これは、実際に六条故内府の質問にまともに答えれなかったからである。「まづ、しほといふ文字は、いづれの辺にか侍らん」は、漢字の偏を聞いたのではない。「しほ」という文字が本草のどの篇に分類されているのかを聞いたのである。つまり、本草では「しほ」はどう扱われているのかを尋ねたのである。篤成には、六条故内府の意図が正しく伝わった。ところが、篤成はとっさにそれに答えることがが出来なかった。そこで、「土偏」と答えて誤魔化したのである。だから、六条故内府の「才のほど既にあらはれにたり。いまはさばかりにて候へ。ゆかしきところなし」という指摘を認めざるを得なかったのだ。
六条故内府は、「まづ」と言っているように、ここから責め立てようとしたのだろう。「しほといふ文字は、いづれの辺にか侍らん」にも、陥れようという作為が感じられる。塩の効能というようなありふれたものの方がむしろ難しいのだ。それを知ってわざと問うている。ところが、篤成はその入り口でつまづいてしまった。「才のほど既にあらはれにたり。いまはさばかりにて候へ。ゆかしきところなし」と言うのは、本音だろう。敵としてあまりにあっけなく、拍子抜けしてしまったのだ。六条故内府のしたたかさが際立つ。篤成との力の差は歴然としている。

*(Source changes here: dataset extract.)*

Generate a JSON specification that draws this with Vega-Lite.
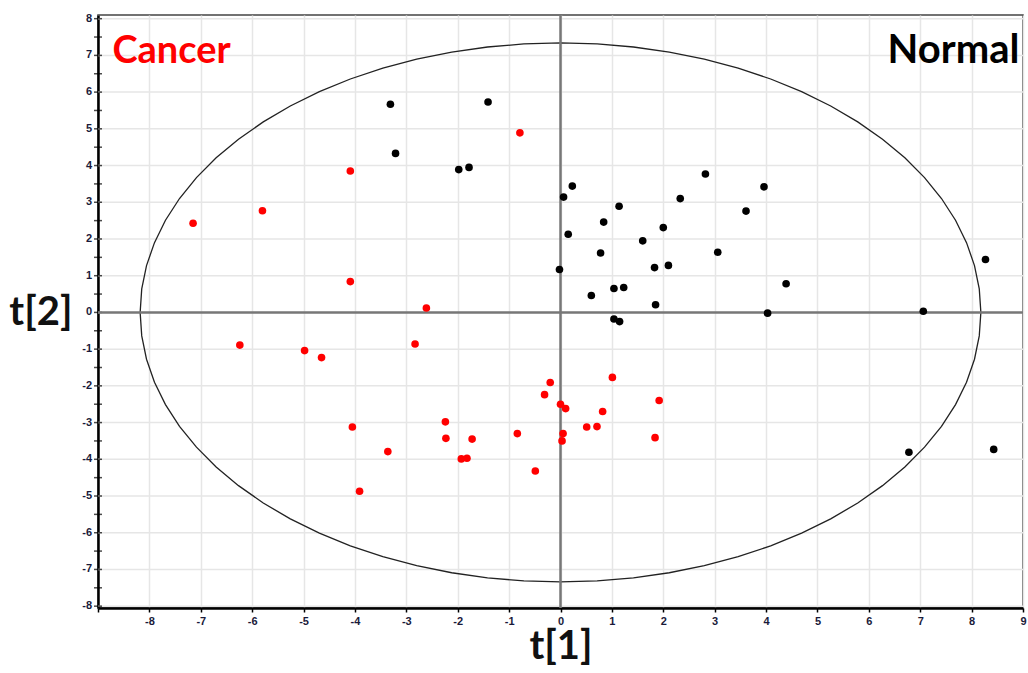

ただ周りの人々には、とっさにそこまでの真意はわからない。だから、「なんだ、なんだ、どういことだ。」と大騒ぎになったのである。この話を載せた兼好は、私にはここまでわかっていると言いたいのだ。そして、読者にも「おわかりかな?」と挑戦している。もちろん、一方で、自信過剰は災いの基であり、何でも答えられるなどと自惚れてはいけない。それは相手に隙を与えることだとも言いたいのだろうけど。
コメント
百三十五段の資季と具氏の論争とあまりにも様相が異なりますね。どこが違うのか。「知恵比べ」なんて可愛いものでなく、篤成の欲がらみの学識披瀝を快く思わない六条故内府の、こちらもなんとしても貶めてやろうという策略、「欲と悪意」だからなのでしょう。
「塩」の効能を問うのになぜ「もじは、」と聞くのだろうと思いましたが、なるほど。
六条故内府の問い掛けは、「しほという文字は、本草のどの辺りにでていますか?どの篇でしょうか?」という意味でしょう。たぶん、引っかけにもなっていますね。
塩の篇など聞くはずがないのですから、篤成はそう解釈すべきでした。それができないとしたら、その学識は知れたものでしょう。六条故内府の言うとおりです。実際そうだったのかも知れません。しまったと気づいたのは、六条故内府にそう言われてからかも知れませんね。